EXERCISE TASK: Pull out of the data below the stretch of lines bounded by the one containing "What D3.js code" and the one containing "508, axisY: 517", both bounds included, unchanged.

PROVIDED RECORDS:

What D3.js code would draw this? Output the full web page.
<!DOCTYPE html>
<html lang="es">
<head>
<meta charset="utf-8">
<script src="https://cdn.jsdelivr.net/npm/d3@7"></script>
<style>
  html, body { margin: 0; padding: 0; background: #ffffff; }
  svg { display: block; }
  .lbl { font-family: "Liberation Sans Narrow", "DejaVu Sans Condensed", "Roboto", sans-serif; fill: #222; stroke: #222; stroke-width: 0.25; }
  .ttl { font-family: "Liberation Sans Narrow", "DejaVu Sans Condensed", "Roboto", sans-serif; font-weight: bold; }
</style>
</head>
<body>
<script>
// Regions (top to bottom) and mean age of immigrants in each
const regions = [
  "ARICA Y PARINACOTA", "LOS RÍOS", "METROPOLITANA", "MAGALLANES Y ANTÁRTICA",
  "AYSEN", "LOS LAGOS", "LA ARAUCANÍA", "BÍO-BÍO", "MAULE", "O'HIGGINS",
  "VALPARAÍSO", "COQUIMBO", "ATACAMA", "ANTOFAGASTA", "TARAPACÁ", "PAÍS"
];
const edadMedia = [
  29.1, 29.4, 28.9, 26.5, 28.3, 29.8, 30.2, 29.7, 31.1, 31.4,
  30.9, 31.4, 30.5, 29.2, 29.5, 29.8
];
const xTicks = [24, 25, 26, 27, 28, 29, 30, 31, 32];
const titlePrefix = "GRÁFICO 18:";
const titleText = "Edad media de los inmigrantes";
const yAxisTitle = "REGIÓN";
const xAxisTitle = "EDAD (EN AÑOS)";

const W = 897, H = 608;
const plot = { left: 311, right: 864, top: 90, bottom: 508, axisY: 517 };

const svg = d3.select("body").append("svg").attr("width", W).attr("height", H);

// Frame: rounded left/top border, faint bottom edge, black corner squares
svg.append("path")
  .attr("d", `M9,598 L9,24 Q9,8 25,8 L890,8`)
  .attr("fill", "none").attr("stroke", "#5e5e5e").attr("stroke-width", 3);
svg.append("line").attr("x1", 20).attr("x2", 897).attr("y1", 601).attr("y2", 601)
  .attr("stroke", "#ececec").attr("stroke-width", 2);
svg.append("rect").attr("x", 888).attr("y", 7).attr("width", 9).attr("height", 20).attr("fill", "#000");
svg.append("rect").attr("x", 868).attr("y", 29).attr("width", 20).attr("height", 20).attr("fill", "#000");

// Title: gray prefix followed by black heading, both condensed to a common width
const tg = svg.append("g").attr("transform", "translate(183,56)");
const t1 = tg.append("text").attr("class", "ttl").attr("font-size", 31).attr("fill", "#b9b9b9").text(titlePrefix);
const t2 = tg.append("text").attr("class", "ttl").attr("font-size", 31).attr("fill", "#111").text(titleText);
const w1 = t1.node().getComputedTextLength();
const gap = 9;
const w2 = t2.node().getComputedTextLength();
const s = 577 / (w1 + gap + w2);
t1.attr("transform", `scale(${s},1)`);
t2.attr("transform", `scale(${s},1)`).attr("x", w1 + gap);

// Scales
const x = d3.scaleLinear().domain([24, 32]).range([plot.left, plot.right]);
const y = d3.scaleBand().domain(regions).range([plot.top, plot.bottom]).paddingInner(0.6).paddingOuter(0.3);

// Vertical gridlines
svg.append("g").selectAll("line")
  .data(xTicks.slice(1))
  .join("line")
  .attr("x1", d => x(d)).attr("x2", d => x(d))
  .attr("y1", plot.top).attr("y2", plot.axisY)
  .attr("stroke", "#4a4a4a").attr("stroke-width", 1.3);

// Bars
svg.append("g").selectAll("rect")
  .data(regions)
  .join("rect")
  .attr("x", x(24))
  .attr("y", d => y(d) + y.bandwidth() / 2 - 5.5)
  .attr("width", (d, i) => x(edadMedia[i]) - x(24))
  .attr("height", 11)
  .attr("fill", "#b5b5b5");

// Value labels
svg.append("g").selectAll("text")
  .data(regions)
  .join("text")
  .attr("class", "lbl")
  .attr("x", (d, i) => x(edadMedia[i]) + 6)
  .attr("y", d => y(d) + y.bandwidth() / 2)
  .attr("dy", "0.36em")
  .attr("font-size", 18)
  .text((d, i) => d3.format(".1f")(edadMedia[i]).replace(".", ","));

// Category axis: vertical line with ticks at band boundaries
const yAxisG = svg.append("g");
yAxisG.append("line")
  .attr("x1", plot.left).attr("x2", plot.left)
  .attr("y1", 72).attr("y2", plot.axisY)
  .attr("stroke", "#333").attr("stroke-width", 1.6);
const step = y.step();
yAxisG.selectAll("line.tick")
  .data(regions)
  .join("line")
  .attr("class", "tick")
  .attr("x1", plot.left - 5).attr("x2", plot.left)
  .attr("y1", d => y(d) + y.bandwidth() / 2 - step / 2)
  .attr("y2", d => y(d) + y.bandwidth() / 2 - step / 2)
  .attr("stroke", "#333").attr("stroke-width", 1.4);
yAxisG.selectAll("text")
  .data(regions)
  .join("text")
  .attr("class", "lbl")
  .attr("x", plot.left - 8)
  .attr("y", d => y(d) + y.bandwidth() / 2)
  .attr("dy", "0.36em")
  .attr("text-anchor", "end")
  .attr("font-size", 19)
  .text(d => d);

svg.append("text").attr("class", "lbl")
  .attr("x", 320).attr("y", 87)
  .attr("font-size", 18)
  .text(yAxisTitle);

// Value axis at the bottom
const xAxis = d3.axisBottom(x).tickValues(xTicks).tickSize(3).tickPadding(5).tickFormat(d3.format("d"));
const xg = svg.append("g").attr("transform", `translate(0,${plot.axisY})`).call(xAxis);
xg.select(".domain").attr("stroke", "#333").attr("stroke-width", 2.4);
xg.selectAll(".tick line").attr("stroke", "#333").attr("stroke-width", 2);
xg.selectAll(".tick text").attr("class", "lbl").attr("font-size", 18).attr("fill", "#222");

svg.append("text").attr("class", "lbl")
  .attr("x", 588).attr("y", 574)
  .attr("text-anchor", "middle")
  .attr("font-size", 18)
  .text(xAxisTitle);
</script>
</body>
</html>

==

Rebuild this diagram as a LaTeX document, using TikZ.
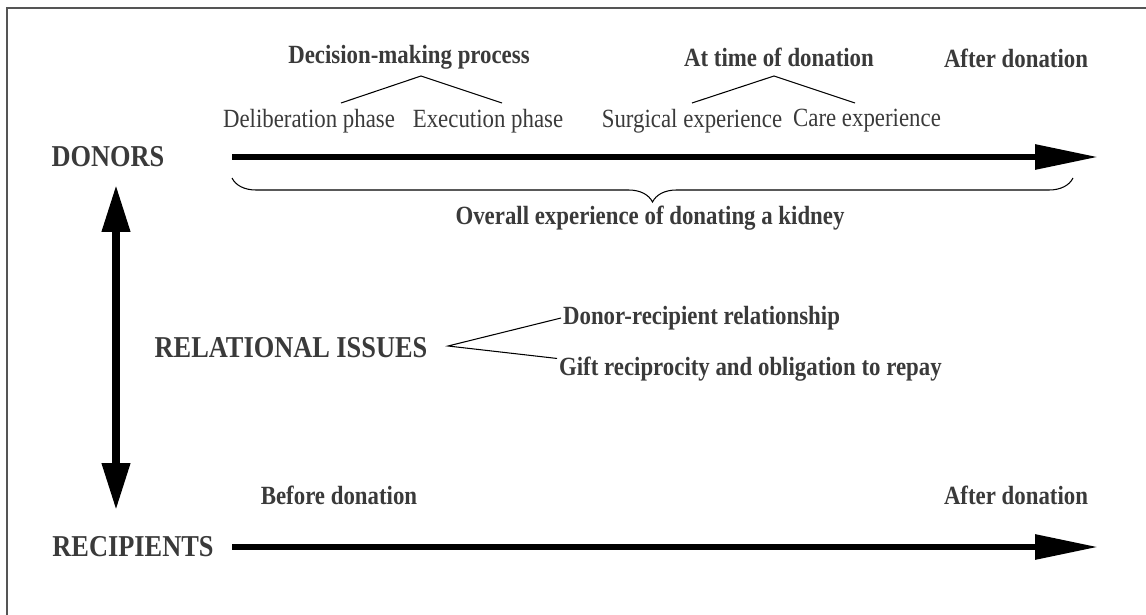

WRITTEN SOLUTION:
What D3.js code would draw this? Output the full web page.
<!DOCTYPE html>
<html lang="es">
<head>
<meta charset="utf-8">
<script src="https://cdn.jsdelivr.net/npm/d3@7"></script>
<style>
  html, body { margin: 0; padding: 0; background: #ffffff; }
  svg { display: block; }
  .lbl { font-family: "Liberation Sans Narrow", "DejaVu Sans Condensed", "Roboto", sans-serif; fill: #222; stroke: #222; stroke-width: 0.25; }
  .ttl { font-family: "Liberation Sans Narrow", "DejaVu Sans Condensed", "Roboto", sans-serif; font-weight: bold; }
</style>
</head>
<body>
<script>
// Regions (top to bottom) and mean age of immigrants in each
const regions = [
  "ARICA Y PARINACOTA", "LOS RÍOS", "METROPOLITANA", "MAGALLANES Y ANTÁRTICA",
  "AYSEN", "LOS LAGOS", "LA ARAUCANÍA", "BÍO-BÍO", "MAULE", "O'HIGGINS",
  "VALPARAÍSO", "COQUIMBO", "ATACAMA", "ANTOFAGASTA", "TARAPACÁ", "PAÍS"
];
const edadMedia = [
  29.1, 29.4, 28.9, 26.5, 28.3, 29.8, 30.2, 29.7, 31.1, 31.4,
  30.9, 31.4, 30.5, 29.2, 29.5, 29.8
];
const xTicks = [24, 25, 26, 27, 28, 29, 30, 31, 32];
const titlePrefix = "GRÁFICO 18:";
const titleText = "Edad media de los inmigrantes";
const yAxisTitle = "REGIÓN";
const xAxisTitle = "EDAD (EN AÑOS)";

const W = 897, H = 608;
const plot = { left: 311, right: 864, top: 90, bottom: 508, axisY: 517 };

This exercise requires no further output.